Set problem | Extract each line of the material that follows exactly and omit its pictures.

Information supplied |
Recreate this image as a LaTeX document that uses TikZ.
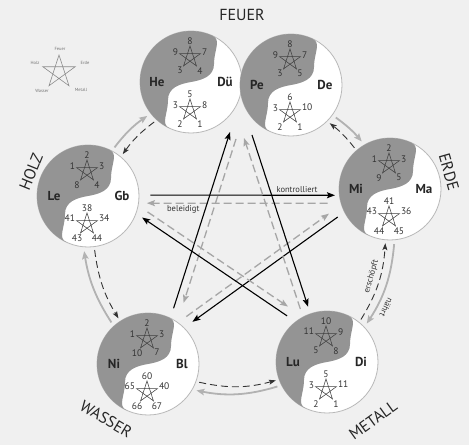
\documentclass[tikz,border=0pt]{standalone}
\usepackage{fontspec}
\setmainfont{PT Sans}
\usepackage{tikz}
\usetikzlibrary{arrows.meta}

\begin{document}
\begin{tikzpicture}[x=1pt,y=1pt,
  yinfill/.style={fill=black!42},
  organ/.style={circle,draw=black!28,line width=0.8pt,fill=white,minimum size=102pt,inner sep=0pt},
  meridian/.style={font=\bfseries\fontsize{13}{15}\selectfont,text=black!85,inner sep=0pt},
  num/.style={font=\fontsize{9.5}{11}\selectfont,text=black!80,inner sep=0.4pt},
  element/.style={font=\fontsize{16}{18}\selectfont,text=black!85},
  legendtext/.style={font=\fontsize{4.5}{5}\selectfont,text=black!55,inner sep=0pt},
  note/.style={font=\fontsize{8.5}{10}\selectfont,text=black!80,inner sep=1pt},
  control/.style={line width=1.1pt,-{Stealth[length=8pt,width=6pt,inset=1.5pt]}},
  insult/.style={black!35,line width=1.3pt,dash pattern=on 8pt off 4pt,-{Stealth[length=8pt,width=6pt,inset=1.5pt]}},
  feed/.style={black!30,line width=1.8pt,shorten <=4pt,shorten >=4pt,-{Stealth[length=8pt,width=6.5pt,inset=1.5pt]}},
  drain/.style={black!80,line width=0.9pt,dash pattern=on 7pt off 4pt,shorten <=3pt,shorten >=3pt,-{Stealth[length=7pt,width=5pt,inset=1.5pt]}},
  pics/taiji/.style={code={
    \fill[yinfill] (65:51) arc[start angle=65,end angle=245,radius=51]
      .. controls (-30.6,-42) and (-23,-32) .. (-23,-18)
      .. controls (-23,-6) and (-12,-2) .. (0,0)
      .. controls (12,2) and (23,6) .. (23,18)
      .. controls (23,32) and (30.6,42) .. (65:51) -- cycle;
  }},
  pics/penta/.style={code={
    \draw[black!75,line width=0.55pt] (90:11) -- (234:11) -- (18:11) -- (162:11) -- (306:11) -- cycle;
    \foreach \n [count=\k] in #1 {
      \pgfmathtruncatemacro\ang{18+72*\k}
      \pgfmathtruncatemacro\opp{mod(198+72*\k,360)}
      \node[num,anchor=\opp] (-\k) at (\ang:12) {\n};
    }
  }}]
\fill[black!6] (0,0) rectangle (469,445);
\useasboundingbox (0,0) rectangle (469,445);

% the six organ pairs
\foreach \nm/\x/\y/\ml/\mr/\nt/\nb in {
  HeDu/191/363/He/Dü/{8,9,3,4,7}/{5,3,2,1,8},
  PeDe/291/360/Pe/De/{8,9,3,5,7}/{6,3,2,1,10},
  MiMa/390/256/Mi/Ma/{2,1,9,5,3}/{41,43,44,45,36},
  LuDi/327/83/Lu/Di/{10,11,5,8,9}/{5,3,2,1,11},
  NiBl/148/81/Ni/Bl/{2,1,10,7,3}/{60,65,66,67,40},
  LeGb/88/249/Le/Gb/{2,1,8,4,3}/{38,41,43,44,34}}{
  \node[organ] (\nm) at (\x,\y) {};
  \pic at (\nm) {taiji};
  \pic (\nm-top) at ([shift={(-1,25)}]\nm.center) {penta=\nt};
  \pic (\nm-bot) at ([shift={(-1,-28)}]\nm.center) {penta=\nb};
  \node[meridian] (\nm-l) at ([xshift=-34pt]\nm.center) {\ml};
  \node[meridian] (\nm-r) at ([xshift=34pt]\nm.center) {\mr};
}

\node[element] (feuer) at (242,430) {FEUER};
\node[element,rotate=-74] (erde) at (449,273) {ERDE};
\node[element,rotate=68] (holz) at (31,273) {HOLZ};
\node[element,rotate=-31] (wasser) at (106,26) {WASSER};
\node[element,rotate=36] (metall) at (373,25) {METALL};

% legend
\coordinate (legend) at (59,373);
\draw[black!45,line width=0.6pt] (legend) +(90:17) -- +(234:17) -- +(18:17) -- +(162:17) -- +(306:17) -- cycle;
\node[legendtext] (lg-feuer) at (60,396) {Feuer};
\node[legendtext] (lg-holz) at (35,382) {Holz};
\node[legendtext] (lg-erde) at (85,382) {Erde};
\node[legendtext] (lg-wasser) at (42,354) {Wasser};
\node[legendtext] (lg-metall) at (81,355) {Metall};

% outer ring
\draw[feed] (LeGb.62) to[bend left=9] (HeDu.218);
\draw[drain] (HeDu.228) to[bend right=9] (LeGb.50);
\draw[feed] (PeDe.-36) to[bend left=7] (MiMa.120);
\draw[drain] (MiMa.131) to[bend right=7] (PeDe.-45);
\draw[feed] (MiMa.-85) to[bend left=14] node[note,pos=0.72,sloped,allow upside down,above=4pt] (naehrt) {nährt} (LuDi.43);
\draw[drain] (LuDi.51) to[bend right=14] node[note,pos=0.55,sloped,above=3pt] (erschoepft) {erschöpft} (MiMa.-95);
\draw[feed] (LuDi.207) to[bend left=14] (NiBl.-30);
\draw[drain] (NiBl.-20) to[bend right=14] (LuDi.200);
\draw[feed] (NiBl.132) to[bend left=12] (LeGb.-95);
\draw[drain] (LeGb.-83) to[bend right=12] (NiBl.123);

% inner star
\coordinate (fire-b3) at (230,313);
\coordinate (fire-g3) at (236,306);
\coordinate (fire-g4) at (244,307);
\coordinate (fire-b4) at (252,310);
\draw[control,shorten <=11pt,shorten >=4pt] (LeGb.1) -- node[note,above=1pt,pos=0.79] (kontrolliert) {kontrolliert} (MiMa.187);
\draw[insult,shorten <=13pt,shorten >=8pt] (MiMa.196) -- node[note,below=1pt,pos=0.78] (beleidigt) {beleidigt} (LeGb.-8);
\draw[control,shorten <=8pt,shorten >=10pt] (MiMa.207) -- (NiBl.45);
\draw[insult,shorten <=10pt,shorten >=15pt] (NiBl.54) -- (MiMa.198);
\draw[control,shorten <=10pt] (NiBl.64) -- (fire-b3);
\draw[insult,shorten >=20pt] (fire-g3) -- (NiBl.55);
\draw[control,shorten >=7pt] (fire-b4) -- (LuDi.109);
\draw[insult,shorten <=8pt] (LuDi.118) -- (fire-g4);
\draw[control,shorten <=10pt,shorten >=7pt] (LuDi.128) -- (LeGb.-20);
\draw[insult,shorten <=11pt,shorten >=18pt] (LeGb.-11) -- (LuDi.118);
\end{tikzpicture}
\end{document}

Complete response |
Recreate this image as a LaTeX document that uses TikZ.
\documentclass[tikz,border=0pt]{standalone}
\usepackage{fontspec}
\setmainfont{PT Sans}
\usepackage{tikz}
\usetikzlibrary{arrows.meta}

\begin{document}
\begin{tikzpicture}[x=1pt,y=1pt,
  yinfill/.style={fill=black!42},
  organ/.style={circle,draw=black!28,line width=0.8pt,fill=white,minimum size=102pt,inner sep=0pt},
  meridian/.style={font=\bfseries\fontsize{13}{15}\selectfont,text=black!85,inner sep=0pt},
  num/.style={font=\fontsize{9.5}{11}\selectfont,text=black!80,inner sep=0.4pt},
  element/.style={font=\fontsize{16}{18}\selectfont,text=black!85},
  legendtext/.style={font=\fontsize{4.5}{5}\selectfont,text=black!55,inner sep=0pt},
  note/.style={font=\fontsize{8.5}{10}\selectfont,text=black!80,inner sep=1pt},
  control/.style={line width=1.1pt,-{Stealth[length=8pt,width=6pt,inset=1.5pt]}},
  insult/.style={black!35,line width=1.3pt,dash pattern=on 8pt off 4pt,-{Stealth[length=8pt,width=6pt,inset=1.5pt]}},
  feed/.style={black!30,line width=1.8pt,shorten <=4pt,shorten >=4pt,-{Stealth[length=8pt,width=6.5pt,inset=1.5pt]}},
  drain/.style={black!80,line width=0.9pt,dash pattern=on 7pt off 4pt,shorten <=3pt,shorten >=3pt,-{Stealth[length=7pt,width=5pt,inset=1.5pt]}},
  pics/taiji/.style={code={
    \fill[yinfill] (65:51) arc[start angle=65,end angle=245,radius=51]
      .. controls (-30.6,-42) and (-23,-32) .. (-23,-18)
      .. controls (-23,-6) and (-12,-2) .. (0,0)
      .. controls (12,2) and (23,6) .. (23,18)
      .. controls (23,32) and (30.6,42) .. (65:51) -- cycle;
  }},
  pics/penta/.style={code={
    \draw[black!75,line width=0.55pt] (90:11) -- (234:11) -- (18:11) -- (162:11) -- (306:11) -- cycle;
    \foreach \n [count=\k] in #1 {
      \pgfmathtruncatemacro\ang{18+72*\k}
      \pgfmathtruncatemacro\opp{mod(198+72*\k,360)}
      \node[num,anchor=\opp] (-\k) at (\ang:12) {\n};
    }
  }}]
\fill[black!6] (0,0) rectangle (469,445);
\useasboundingbox (0,0) rectangle (469,445);

% the six organ pairs
\foreach \nm/\x/\y/\ml/\mr/\nt/\nb in {
  HeDu/191/363/He/Dü/{8,9,3,4,7}/{5,3,2,1,8},
  PeDe/291/360/Pe/De/{8,9,3,5,7}/{6,3,2,1,10},
  MiMa/390/256/Mi/Ma/{2,1,9,5,3}/{41,43,44,45,36},
  LuDi/327/83/Lu/Di/{10,11,5,8,9}/{5,3,2,1,11},
  NiBl/148/81/Ni/Bl/{2,1,10,7,3}/{60,65,66,67,40},
  LeGb/88/249/Le/Gb/{2,1,8,4,3}/{38,41,43,44,34}}{
  \node[organ] (\nm) at (\x,\y) {};
  \pic at (\nm) {taiji};
  \pic (\nm-top) at ([shift={(-1,25)}]\nm.center) {penta=\nt};
  \pic (\nm-bot) at ([shift={(-1,-28)}]\nm.center) {penta=\nb};
  \node[meridian] (\nm-l) at ([xshift=-34pt]\nm.center) {\ml};
  \node[meridian] (\nm-r) at ([xshift=34pt]\nm.center) {\mr};
}

\node[element] (feuer) at (242,430) {FEUER};
\node[element,rotate=-74] (erde) at (449,273) {ERDE};
\node[element,rotate=68] (holz) at (31,273) {HOLZ};
\node[element,rotate=-31] (wasser) at (106,26) {WASSER};
\node[element,rotate=36] (metall) at (373,25) {METALL};

% legend
\coordinate (legend) at (59,373);
\draw[black!45,line width=0.6pt] (legend) +(90:17) -- +(234:17) -- +(18:17) -- +(162:17) -- +(306:17) -- cycle;
\node[legendtext] (lg-feuer) at (60,396) {Feuer};
\node[legendtext] (lg-holz) at (35,382) {Holz};
\node[legendtext] (lg-erde) at (85,382) {Erde};
\node[legendtext] (lg-wasser) at (42,354) {Wasser};
\node[legendtext] (lg-metall) at (81,355) {Metall};

% outer ring
\draw[feed] (LeGb.62) to[bend left=9] (HeDu.218);
\draw[drain] (HeDu.228) to[bend right=9] (LeGb.50);
\draw[feed] (PeDe.-36) to[bend left=7] (MiMa.120);
\draw[drain] (MiMa.131) to[bend right=7] (PeDe.-45);
\draw[feed] (MiMa.-85) to[bend left=14] node[note,pos=0.72,sloped,allow upside down,above=4pt] (naehrt) {nährt} (LuDi.43);
\draw[drain] (LuDi.51) to[bend right=14] node[note,pos=0.55,sloped,above=3pt] (erschoepft) {erschöpft} (MiMa.-95);
\draw[feed] (LuDi.207) to[bend left=14] (NiBl.-30);
\draw[drain] (NiBl.-20) to[bend right=14] (LuDi.200);
\draw[feed] (NiBl.132) to[bend left=12] (LeGb.-95);
\draw[drain] (LeGb.-83) to[bend right=12] (NiBl.123);

% inner star
\coordinate (fire-b3) at (230,313);
\coordinate (fire-g3) at (236,306);
\coordinate (fire-g4) at (244,307);
\coordinate (fire-b4) at (252,310);
\draw[control,shorten <=11pt,shorten >=4pt] (LeGb.1) -- node[note,above=1pt,pos=0.79] (kontrolliert) {kontrolliert} (MiMa.187);
\draw[insult,shorten <=13pt,shorten >=8pt] (MiMa.196) -- node[note,below=1pt,pos=0.78] (beleidigt) {beleidigt} (LeGb.-8);
\draw[control,shorten <=8pt,shorten >=10pt] (MiMa.207) -- (NiBl.45);
\draw[insult,shorten <=10pt,shorten >=15pt] (NiBl.54) -- (MiMa.198);
\draw[control,shorten <=10pt] (NiBl.64) -- (fire-b3);
\draw[insult,shorten >=20pt] (fire-g3) -- (NiBl.55);
\draw[control,shorten >=7pt] (fire-b4) -- (LuDi.109);
\draw[insult,shorten <=8pt] (LuDi.118) -- (fire-g4);
\draw[control,shorten <=10pt,shorten >=7pt] (LuDi.128) -- (LeGb.-20);
\draw[insult,shorten <=11pt,shorten >=18pt] (LeGb.-11) -- (LuDi.118);
\end{tikzpicture}
\end{document}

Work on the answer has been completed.